E-rate Applicants Add Devices, Concentrate on Bolstering Internal Networks

This significant change is a natural outgrowth of all the devices that are used in schools after districts went remote for at least part of the pandemic. Pre-pandemic, 45 percent of schools reported having a computer for each student, according to a National Center for Education Statistics report on the 2019-20 school year. At least one more recent study said this figure nearly doubled to 86 percent as schools scrambled to give students devices to allow remote learning.

The need for infrastructure to support all those devices is evident in the E-rate funding data. In 2018, there was a $1.5 billion gap between Category One and Category Two, with about $2.6 billion requested in Category One. With Category One funding requests decreasing slightly and Category Two funding requests increasing dramatically, the gap has been rapidly decreasing. In funding year 2022, the expenditures for the Category One and Category Two are nearly even.

This vital information from the 2022 filing window will help district leaders better plan their E-rate strategy in the future.

Let’s look a bit deeper at these trends and understand what they show.
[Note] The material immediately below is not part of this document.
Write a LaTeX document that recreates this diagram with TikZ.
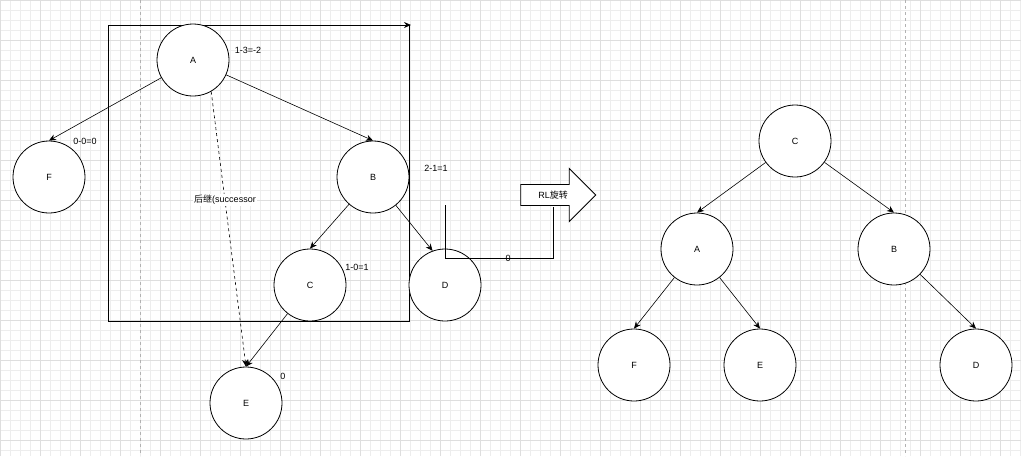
\documentclass[tikz,border=0pt]{standalone}
\usepackage{fontspec}
\setmainfont{Liberation Sans}
\newfontfamily\cjk{Noto Sans CJK SC}
\usetikzlibrary{arrows.meta,positioning,shapes.arrows}
\tikzset{
	>={Stealth[length=7pt,width=6pt]},
	every node/.style={font=\fontsize{9}{10}\selectfont},
	vertex/.style={circle,draw,thick,minimum size=72pt,inner sep=0pt,fill=white},
	tag/.style={inner sep=1pt},
}
\begin{document}
\begin{tikzpicture}[x=1pt,y=-1pt]
        \useasboundingbox (0,0) rectangle (1021,456);
        \fill[white] (0,0) rectangle (1021,456);
        \draw[black!7,step=10pt] (0,0) grid (1021,456);
        \draw[black!13,step=40pt] (0,0) grid (1021,456);
        \draw[black!30,dashed] (140,0) -- (140,456);
        \draw[black!30,dashed] (905,0) -- (905,456);

        % before rotation
        \draw[thick] (409,25) -- (108,25) -- (108,321) -- (409,321) -- (409,25);
        \draw[thick,->] (108,25) -- (411,25);
        \node[vertex] (A) at (193,60) {A};
        \node[vertex] (F) at (49,177) {F};
        \node[vertex] (B) at (373,177) {B};
        \node[vertex] (C) at (310,285) {C};
        \node[vertex] (D) at (445,285) {D};
        \node[vertex] (E) at (246,403) {E};
        \node[tag] at (248,50) {1-3=-2};
        \node[tag] at (85,141) {0-0=0};
        \node[tag] at (436,168) {2-1=1};
        \node[tag] at (357,267) {1-0=1};
        \node[tag] at (283,376) {0};

        \draw[semithick,->] (A) -- (F.north);
        \draw[semithick,->] (A) -- (B.north);
        \draw[semithick,->] (B) -- (C.north);
        \draw[semithick,->] (B) -- (D.110);
        \draw[semithick,->] (C) -- (E.north);
        \draw[semithick,->,dashed] (A.-60) -- (E.north);
        \node[fill=white,inner sep=1pt] at (225,200) {{\cjk 后继}(successor};

        % rotation
        \node[single arrow,draw,thick,fill=white,minimum height=75pt,inner ysep=6pt,inner xsep=3pt,
              single arrow head extend=16pt] (rot) at (553,195) {RL{\cjk 旋转}\hspace{12pt}};
        \coordinate (top) at (445,205);
        \draw[thick] (top) -- (445,258) -- (553,258) -- (553,207);
        \node[tag] at (508,258) {0};

        % after rotation
        \node[vertex] (C2) at (795,141) {C};
        \node[vertex] (A2) at (697,249) {A};
        \node[vertex] (B2) at (894,249) {B};
        \node[vertex] (F2) at (634,365) {F};
        \node[vertex] (E2) at (760,365) {E};
        \node[vertex] (D2) at (976,365) {D};
        \draw[semithick,->] (C2) -- (A2.north);
        \draw[semithick,->] (C2) -- (B2.north);
        \draw[semithick,->] (A2) -- (F2.north);
        \draw[semithick,->] (A2) -- (E2.north);
        \draw[semithick,->] (B2) -- (D2.north);
\end{tikzpicture}
\end{document}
In funding year 2019 and funding year 2020, the average total cost for Category Two services was relatively flat at slightly more than $20,000 per school or library site. But in funding year 2021, expenditures jumped to $26,500 per site in funding year 2021 and then rose again to $32,000 per site in funding year 2022.
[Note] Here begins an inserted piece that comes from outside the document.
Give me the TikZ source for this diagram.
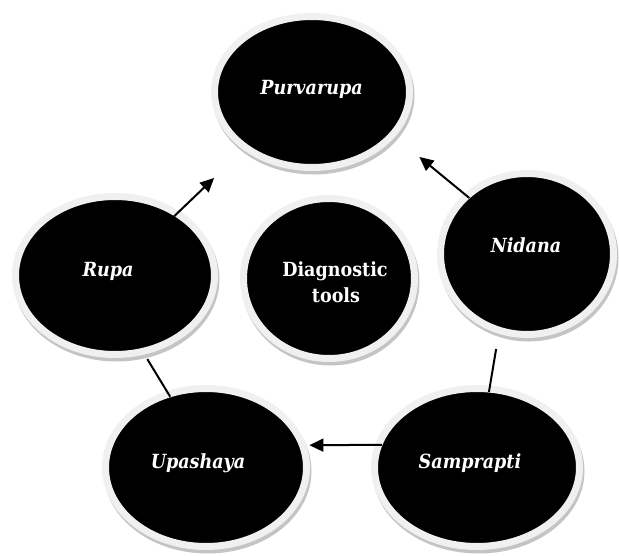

E-rate Applicants’ Wish List: Switches and Wi-Fi

In funding year 2022, about half of the average per-site Category Two funding requested was for the purchase of network switches. This is where the rubber meets the road; switches take care of controlling traffic from a device to the internet, whether through a wireless access point or a data jack in the wall. These expenditures will allow the influx of students or library patrons who now have a school or library-issued devices to connect this device to the internet during the school day.

Next on the list was Wi-Fi equipment, with applicants spending an average of more than $6,000 per site. Over 40 percent of E-rate applicants requested E-rate funds on these devices. Data cabling was the next biggest funding request for E-rate applicants, followed by installation expenses.
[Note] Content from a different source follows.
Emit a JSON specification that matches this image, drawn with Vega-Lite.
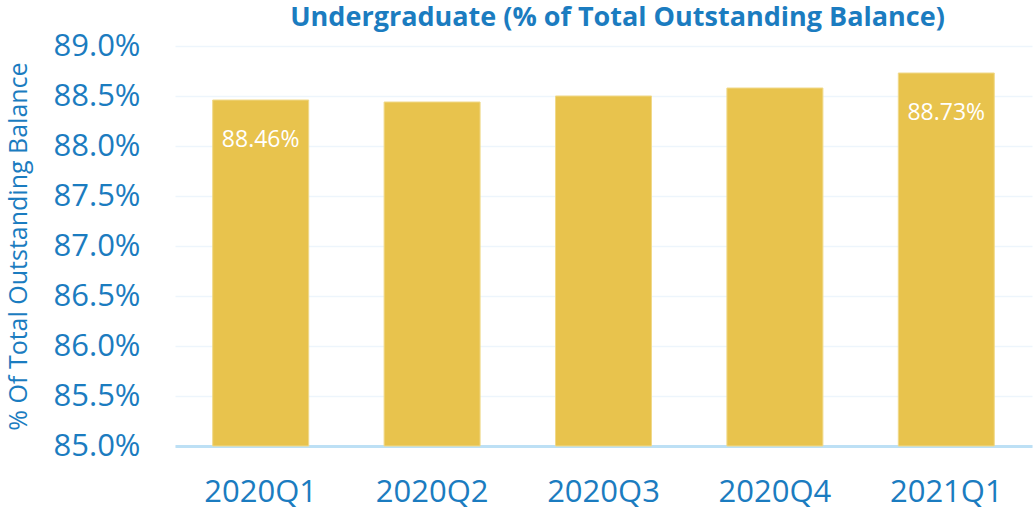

But maybe the biggest change in these funds is how they are distributed. Better understanding this process can allow you to plan out your district’s technology upgrades while making sure you maximize your district’s use of E-rate funds.

The funds available for each district in Category Two are capped in five-year cycles. The current cycle began with funding year 2021 and will run through funding year 2025. A consistent funding cycle allows administrators to choose the best timing for network refreshes or upgrades, with the confidence that the entire funding cap will reset and start fresh in funding year 2026. More planning also increases the possibility that network deployment can be better managed and supported by in-school staff.

How E-rate Changes Should Alter E-rate Applicants’ Plans

More data from the recent filing period shows that the FCC is meeting one of its top goals, which is expanding E-rate support for the equipment and services needed to deliver high speed Wi-Fi to classrooms and libraries. School leaders can have confidence that they have the flexibility to deploy equipment over multiple funding years without fear that funds will be unavailable in any given year.

Another change that school leaders need to understand is that the FCC has removed the per-building cap from Category Two funding. In the past, districts typically couldn’t max out their Category Two budget caps because of the diverse nature of school sites within a typical district – variations in the age of facilities, construction materials, and infrastructure needs meant that some sites would exhaust their cap well before the need was met, while others would have excess Category Two budgets that could not be reallocated. Two years ago, the FCC removed this rule, meaning that many more districts can max out their requests and use the allotted money exactly where needed within the district.

Overall, more than 80,000 schools and libraries have applied for funds in Category Two in funding years 2021 and 2022. That’s a remarkable number that proves the need and effectiveness of the E-rate program.